Di usianya yang telah lebih dari setengah abad, Kang Endang, demikian almarhum biasa kami panggil, masih dipercaya sebagai "panglima" dari sebuah organisasi kemasyarakatan yang pernah berpengaruh di Kota Bandung.
Nama organisasi ini sendiri mulai meredup setelah pemimpinnya terseret kasus korupsi yang melibatkan seorang kepala daerah saat itu. Kejadian ini menandai akhir dari dominasi mereka di banyak sektor sosial dan ekonomi lokal.

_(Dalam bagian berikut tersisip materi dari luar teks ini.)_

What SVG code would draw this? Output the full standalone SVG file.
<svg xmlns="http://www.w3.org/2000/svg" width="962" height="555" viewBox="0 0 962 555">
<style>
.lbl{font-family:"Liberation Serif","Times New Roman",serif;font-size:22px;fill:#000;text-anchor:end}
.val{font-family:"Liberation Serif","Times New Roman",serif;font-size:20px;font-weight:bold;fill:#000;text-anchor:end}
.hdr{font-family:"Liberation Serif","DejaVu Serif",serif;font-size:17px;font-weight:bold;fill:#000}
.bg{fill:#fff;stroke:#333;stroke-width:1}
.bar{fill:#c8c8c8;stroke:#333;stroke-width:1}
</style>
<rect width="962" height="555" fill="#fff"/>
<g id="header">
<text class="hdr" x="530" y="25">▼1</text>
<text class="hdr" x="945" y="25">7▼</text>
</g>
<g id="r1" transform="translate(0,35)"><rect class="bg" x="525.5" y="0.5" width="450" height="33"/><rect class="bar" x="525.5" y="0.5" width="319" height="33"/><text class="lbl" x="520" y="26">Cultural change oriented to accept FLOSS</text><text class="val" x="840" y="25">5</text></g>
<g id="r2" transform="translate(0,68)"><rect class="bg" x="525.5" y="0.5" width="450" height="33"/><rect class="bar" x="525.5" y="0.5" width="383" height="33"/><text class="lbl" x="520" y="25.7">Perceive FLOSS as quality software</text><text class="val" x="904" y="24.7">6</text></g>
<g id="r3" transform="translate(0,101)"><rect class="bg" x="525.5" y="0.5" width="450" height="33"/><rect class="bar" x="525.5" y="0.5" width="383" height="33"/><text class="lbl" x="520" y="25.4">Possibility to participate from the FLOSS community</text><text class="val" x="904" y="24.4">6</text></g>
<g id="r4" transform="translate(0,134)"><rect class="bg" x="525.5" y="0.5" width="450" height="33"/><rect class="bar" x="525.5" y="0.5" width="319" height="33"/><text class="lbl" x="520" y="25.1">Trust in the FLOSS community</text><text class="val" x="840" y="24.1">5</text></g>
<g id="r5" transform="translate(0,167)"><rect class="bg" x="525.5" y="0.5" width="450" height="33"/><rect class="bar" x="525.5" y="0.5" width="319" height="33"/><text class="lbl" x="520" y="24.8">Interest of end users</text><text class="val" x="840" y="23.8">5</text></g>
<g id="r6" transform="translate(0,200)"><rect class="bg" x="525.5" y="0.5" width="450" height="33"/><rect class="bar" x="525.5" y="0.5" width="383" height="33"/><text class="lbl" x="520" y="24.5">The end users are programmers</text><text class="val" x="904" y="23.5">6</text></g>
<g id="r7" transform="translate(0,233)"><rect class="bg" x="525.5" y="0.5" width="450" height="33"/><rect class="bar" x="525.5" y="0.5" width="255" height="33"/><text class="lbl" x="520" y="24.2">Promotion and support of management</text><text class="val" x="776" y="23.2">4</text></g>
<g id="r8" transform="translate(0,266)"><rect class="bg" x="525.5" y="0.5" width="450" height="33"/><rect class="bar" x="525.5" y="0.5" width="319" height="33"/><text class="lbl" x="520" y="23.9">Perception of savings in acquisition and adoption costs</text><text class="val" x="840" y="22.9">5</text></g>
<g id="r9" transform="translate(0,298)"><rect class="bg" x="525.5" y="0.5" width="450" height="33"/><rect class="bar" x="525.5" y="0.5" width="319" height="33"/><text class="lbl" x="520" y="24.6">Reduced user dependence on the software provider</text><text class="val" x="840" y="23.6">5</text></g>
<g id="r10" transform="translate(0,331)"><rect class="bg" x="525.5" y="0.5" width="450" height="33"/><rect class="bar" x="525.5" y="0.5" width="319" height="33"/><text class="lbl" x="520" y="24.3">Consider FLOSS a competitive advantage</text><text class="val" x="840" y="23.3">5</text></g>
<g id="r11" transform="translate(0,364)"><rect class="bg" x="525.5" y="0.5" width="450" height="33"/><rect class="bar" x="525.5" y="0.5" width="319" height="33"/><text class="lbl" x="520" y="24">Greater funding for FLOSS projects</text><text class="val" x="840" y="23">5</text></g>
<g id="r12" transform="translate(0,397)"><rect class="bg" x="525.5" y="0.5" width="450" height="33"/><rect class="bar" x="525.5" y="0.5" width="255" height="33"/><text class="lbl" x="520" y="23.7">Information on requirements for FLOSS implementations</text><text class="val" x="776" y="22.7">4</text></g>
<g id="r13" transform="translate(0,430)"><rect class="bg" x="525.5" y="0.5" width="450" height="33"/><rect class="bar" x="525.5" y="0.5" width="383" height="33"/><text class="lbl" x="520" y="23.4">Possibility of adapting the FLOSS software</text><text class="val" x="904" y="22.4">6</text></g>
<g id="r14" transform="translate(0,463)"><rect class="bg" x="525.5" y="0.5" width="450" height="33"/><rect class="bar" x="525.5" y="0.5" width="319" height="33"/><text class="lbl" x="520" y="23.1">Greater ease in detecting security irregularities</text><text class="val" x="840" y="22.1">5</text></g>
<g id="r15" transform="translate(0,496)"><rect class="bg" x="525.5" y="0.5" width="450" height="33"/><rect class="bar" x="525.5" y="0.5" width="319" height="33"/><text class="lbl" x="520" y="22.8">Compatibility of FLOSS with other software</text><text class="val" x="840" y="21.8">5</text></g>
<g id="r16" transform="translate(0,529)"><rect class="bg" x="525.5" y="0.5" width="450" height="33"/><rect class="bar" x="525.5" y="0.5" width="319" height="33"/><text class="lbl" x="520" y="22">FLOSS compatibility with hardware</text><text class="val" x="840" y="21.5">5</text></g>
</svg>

Saat kami menemui Kang Endang di rumahnya, dia tengah bersarung dan mengenakan baju koko. Sosoknya memang dikenal pendiam dan ramah, tetapi bukan hanya karena kepribadiannya yang membuat banyak orang menghormatinya, melainkan juga karena sepak terjang dan pengaruhnya di dunia yang keras, sisi lain Kota Bandung.
Sebagai disertir tentara yang dipecat karena kekerasan sikapnya, Kang Endang telah lama malang melintang di dunia gelap, mulai dari aksi pribadi hingga pesanan khusus dari kalangan tertentu. Orang pada umumnya mungkin akan menyebutnya sebagai preman atau jeger, tapi bagi kami dia adalah seorang "kakak."
Preman, Siapa Mereka?
Istilah 'preman' memiliki sejarah panjang. Beberapa sumber menyebutkan bahwa kata ini berasal dari bahasa Belanda vrijman, yang berarti "orang bebas"---seseorang yang tidak terikat kontrak kerja, terutama dalam konteks perkebunan kolonial.

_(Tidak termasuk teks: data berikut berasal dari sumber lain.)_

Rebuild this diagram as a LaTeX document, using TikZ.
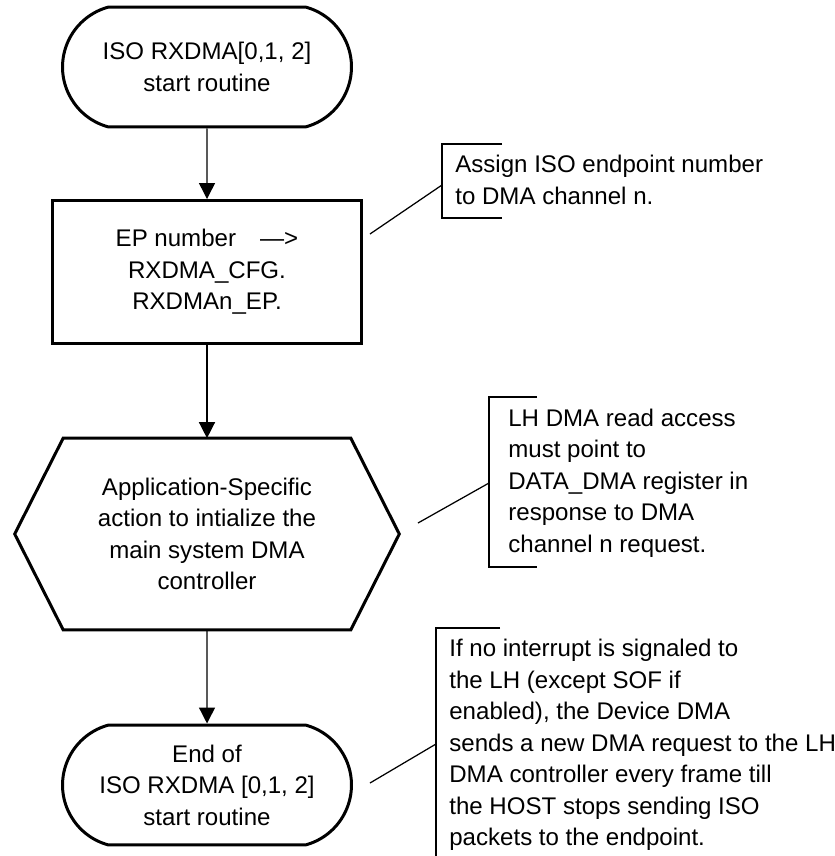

Dalam perkembangannya, istilah ini berubah makna dan kini lebih sering dikaitkan dengan kelompok-kelompok yang berada di luar sistem hukum formal, atau mereka yang beroperasi dalam area abu-abu antara legal dan ilegal.

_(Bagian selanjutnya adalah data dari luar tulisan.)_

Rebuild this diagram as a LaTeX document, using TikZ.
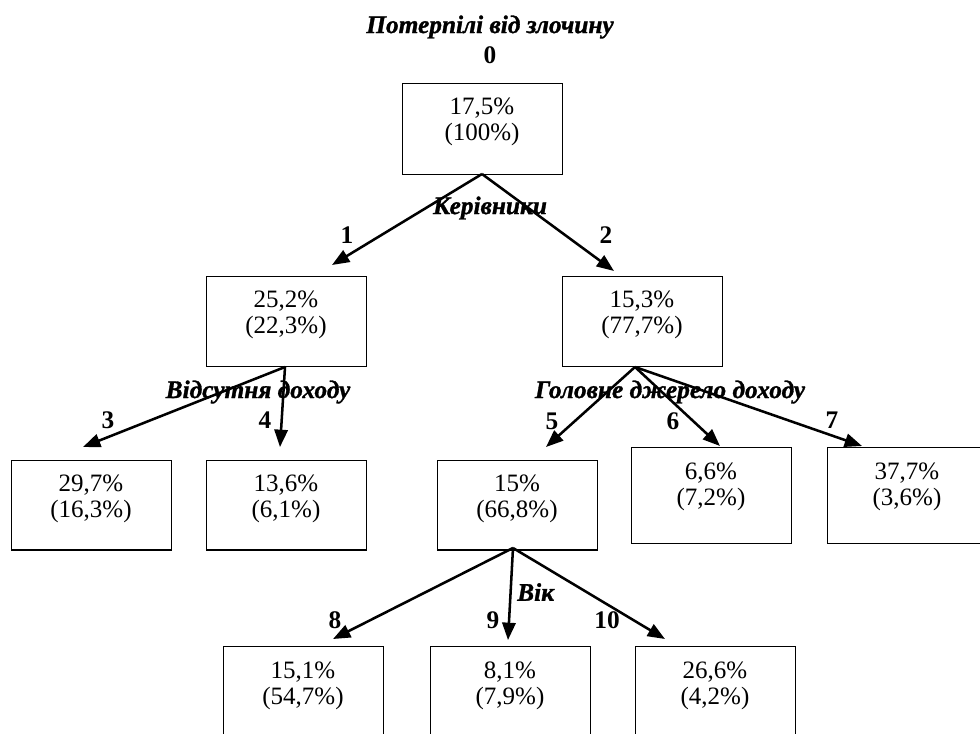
\documentclass[tikz,border=0pt]{standalone}
\usepackage{fontspec}
\setmainfont{Liberation Serif}
\newfontfamily\heavyfont{Liberation Serif}[BoldItalicFeatures={FakeBold=1.2}]
\usetikzlibrary{arrows.meta}
\begin{document}
\begin{tikzpicture}[x=0.75pt,y=-0.75pt,
  box/.style={draw,line width=1.1pt,minimum width=120pt,inner sep=0pt,anchor=north west},
  val/.style={align=center,inner sep=0pt,font=\fontsize{18.75}{20}\selectfont},
  lbl/.style={inner sep=0pt,font=\fontsize{19}{20}\heavyfont\bfseries\itshape},
  num/.style={inner sep=0pt,font=\fontsize{19}{20}\selectfont\bfseries},
  arr/.style={line width=1.9pt,-{Triangle[length=13pt,width=10pt]}}]
\useasboundingbox (0,0) rectangle (980,734);
\clip (0,0) rectangle (980,734);
% boxes
\node[box,minimum height=68.25pt] (b0) at (402,83) {};
\node[box,minimum height=67.5pt] (b1) at (206,276) {};
\node[box,minimum height=67.5pt] (b2) at (562,276) {};
\node[box,minimum height=67pt] (b3) at (11,460) {};
\node[box,minimum height=67pt] (b4) at (206,460) {};
\node[box,minimum height=67pt] (b5) at (437,460) {};
\node[box,minimum height=72pt] (b6) at (631,447) {};
\node[box,minimum height=72pt] (b7) at (827,447) {};
\node[box,minimum height=80pt] (b8) at (223,646) {};
\node[box,minimum height=80pt] (b9) at (430,646) {};
\node[box,minimum height=80pt] (b10) at (635,646) {};
% values
\node[val] (v0) at (482,122) {17,5\%\\(100\%)};
\node[val] (v1) at (286,315) {25,2\%\\(22,3\%)};
\node[val] (v2) at (642,315) {15,3\%\\(77,7\%)};
\node[val] (v3) at (91,499) {29,7\%\\(16,3\%)};
\node[val] (v4) at (286,499) {13,6\%\\(6,1\%)};
\node[val] (v5) at (517,499) {15\%\\(66,8\%)};
\node[val] (v6) at (711,487) {6,6\%\\(7,2\%)};
\node[val] (v7) at (907,487) {37,7\%\\(3,6\%)};
\node[val] (v8) at (303,686) {15,1\%\\(54,7\%)};
\node[val] (v9) at (510,686) {8,1\%\\(7,9\%)};
\node[val] (v10) at (715,686) {26,6\%\\(4,2\%)};
% apex and tip coordinates
\coordinate (a0) at (482,174);
\coordinate (a1) at (285,367);
\coordinate (a2) at (635,367);
\coordinate (a5) at (513,548);
\coordinate (t1) at (332,265);
\coordinate (t2) at (614,271);
\coordinate (t3) at (83,447);
\coordinate (t4) at (280,447);
\coordinate (t5) at (546,447);
\coordinate (t6) at (720,446);
\coordinate (t7) at (862,446);
\coordinate (t8) at (333,639);
\coordinate (t9) at (508,640);
\coordinate (t10) at (665,639);
% connectors
\draw[arr] (a0) -- (t1);
\draw[arr] (a0) -- (t2);
\draw[arr] (a1) -- (t3);
\draw[arr] (a1) -- (t4);
\draw[arr] (a2) -- (t5);
\draw[arr] (a2) -- (t6);
\draw[arr] (a2) -- (t7);
\draw[arr] (a5) -- (t8);
\draw[arr] (a5) -- (t9);
\draw[arr] (a5) -- (t10);
% labels
\node[lbl] (title) at (490,27) {Потерпілі від злочину};
\node[num] (n0) at (490,55) {0};
\node[lbl] (k1) at (490,208) {Керівники};
\node[num] (n1) at (347,235) {1};
\node[num] (n2) at (606,235) {2};
\node[lbl] (k2) at (258,392) {Відсутня доходу};
\node[lbl] (k3) at (670,392) {Головне джерело доходу};
\node[num] (n3) at (108,420) {3};
\node[num] (n4) at (265,420) {4};
\node[num] (n5) at (552,421) {5};
\node[num] (n6) at (673,421) {6};
\node[num] (n7) at (832,420) {7};
\node[lbl,anchor=west] (k4) at (517,592) {Вік};
\node[num] (n8) at (335,620) {8};
\node[num] (n9) at (493,620) {9};
\node[num] (n10) at (607,620) {10};
\end{tikzpicture}
\end{document}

Premanisme di Indonesia tidak bisa dilepaskan dari dinamika sosial, politik, dan ekonomi. Mereka kerap hadir di tengah ketimpangan sosial, ketika negara gagal memberikan perlindungan dan kesejahteraan yang merata.
Dari masa kolonial hingga reformasi, relasi antara preman dan kekuasaan selalu berjalan dalam pola yang hampir serupa: simbiosis mutualisme yang terus beradaptasi dengan dinamika politik dan ekonomi setiap zamannya.
Mereka tidak hanya beroperasi di ranah sosial dan ekonomi informal, tetapi juga kerap berkelindan dengan kepentingan bisnis besar, politik, dan bahkan menjadi bagian dari mekanisme pengamanan 'swasta' dalam proyek-proyek strategis yang melibatkan aktor negara maupun swasta.